** Start of DATA BLOCK **

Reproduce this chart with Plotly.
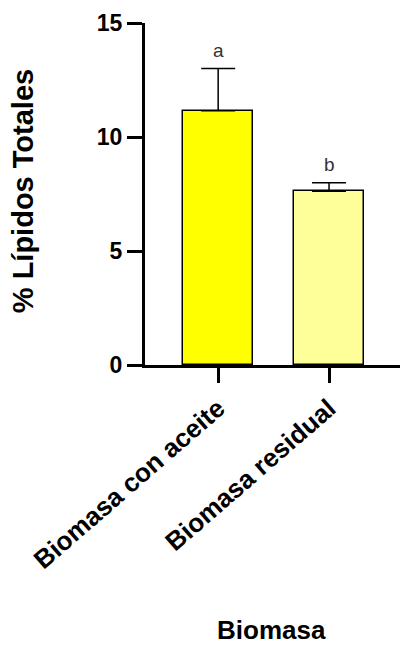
import plotly.graph_objects as go

categories = ["Biomasa con aceite", "Biomasa residual"]
means = [11.15, 7.62]
sds = [1.85, 0.37]
letters = ["a", "b"]
bar_colors = ["#FFFF00", "#FFFF99"]
y_ticks = [0, 5, 10, 15]

FONT = "Liberation Sans, Arial, sans-serif"

fig = go.Figure()
fig.add_trace(go.Bar(
    x=categories, y=means,
    width=0.63,
    marker=dict(color=bar_colors, line=dict(color="black", width=1.5)),
    error_y=dict(type="data", symmetric=False, array=sds,
                 arrayminus=[0] * len(sds), width=17, thickness=1.5,
                 color="black"),
    showlegend=False,
))

for c, m, s, l in zip(categories, means, sds, letters):
    fig.add_annotation(x=c, y=m + s, text=l, showarrow=False,
                       yanchor="bottom", yshift=6,
                       font=dict(family=FONT, size=19, color="#333333"))

fig.add_annotation(xref="paper", yref="paper", x=-0.48, y=0.507,
                   text="% Lípidos Totales", textangle=-90,
                   showarrow=False, xanchor="center", yanchor="middle",
                   font=dict(family=FONT, size=29, color="black", weight="bold"))
fig.add_annotation(xref="paper", yref="paper", x=0.498, y=-0.8246,
                   text="Biomasa", showarrow=False,
                   xanchor="center", yanchor="bottom",
                   font=dict(family=FONT, size=26, color="black", weight="bold"))

fig.update_layout(
    width=400, height=647,
    margin=dict(l=145, r=0, t=23, b=282),
    plot_bgcolor="white", paper_bgcolor="white",
    bargap=0,
    xaxis=dict(
        range=[-0.66, 1.64],
        showline=True, linecolor="black", linewidth=3,
        ticks="outside", ticklen=15, tickwidth=3, tickcolor="black",
        tickangle=-41,
        tickfont=dict(family=FONT, size=26, color="black", weight="bold"),
        showgrid=False, zeroline=False, fixedrange=True,
    ),
    yaxis=dict(
        range=[0, 15], tickvals=y_ticks,
        showline=True, linecolor="black", linewidth=3,
        ticks="outside", ticklen=15, tickwidth=3, tickcolor="black",
        tickfont=dict(family=FONT, size=23, color="black", weight="bold"),
        showgrid=False, zeroline=False,
    ),
)

fig.write_html("out.html")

** End of DATA BLOCK **

> PROBLEM STATEMENT: Print the whole listing above once more, word for word, without its pictures.

> WRITTEN REPLY:
Reproduce this chart with Plotly.
import plotly.graph_objects as go

categories = ["Biomasa con aceite", "Biomasa residual"]
means = [11.15, 7.62]
sds = [1.85, 0.37]
letters = ["a", "b"]
bar_colors = ["#FFFF00", "#FFFF99"]
y_ticks = [0, 5, 10, 15]

FONT = "Liberation Sans, Arial, sans-serif"

fig = go.Figure()
fig.add_trace(go.Bar(
    x=categories, y=means,
    width=0.63,
    marker=dict(color=bar_colors, line=dict(color="black", width=1.5)),
    error_y=dict(type="data", symmetric=False, array=sds,
                 arrayminus=[0] * len(sds), width=17, thickness=1.5,
                 color="black"),
    showlegend=False,
))

for c, m, s, l in zip(categories, means, sds, letters):
    fig.add_annotation(x=c, y=m + s, text=l, showarrow=False,
                       yanchor="bottom", yshift=6,
                       font=dict(family=FONT, size=19, color="#333333"))

fig.add_annotation(xref="paper", yref="paper", x=-0.48, y=0.507,
                   text="% Lípidos Totales", textangle=-90,
                   showarrow=False, xanchor="center", yanchor="middle",
                   font=dict(family=FONT, size=29, color="black", weight="bold"))
fig.add_annotation(xref="paper", yref="paper", x=0.498, y=-0.8246,
                   text="Biomasa", showarrow=False,
                   xanchor="center", yanchor="bottom",
                   font=dict(family=FONT, size=26, color="black", weight="bold"))

fig.update_layout(
    width=400, height=647,
    margin=dict(l=145, r=0, t=23, b=282),
    plot_bgcolor="white", paper_bgcolor="white",
    bargap=0,
    xaxis=dict(
        range=[-0.66, 1.64],
        showline=True, linecolor="black", linewidth=3,
        ticks="outside", ticklen=15, tickwidth=3, tickcolor="black",
        tickangle=-41,
        tickfont=dict(family=FONT, size=26, color="black", weight="bold"),
        showgrid=False, zeroline=False, fixedrange=True,
    ),
    yaxis=dict(
        range=[0, 15], tickvals=y_ticks,
        showline=True, linecolor="black", linewidth=3,
        ticks="outside", ticklen=15, tickwidth=3, tickcolor="black",
        tickfont=dict(family=FONT, size=23, color="black", weight="bold"),
        showgrid=False, zeroline=False,
    ),
)

fig.write_html("out.html")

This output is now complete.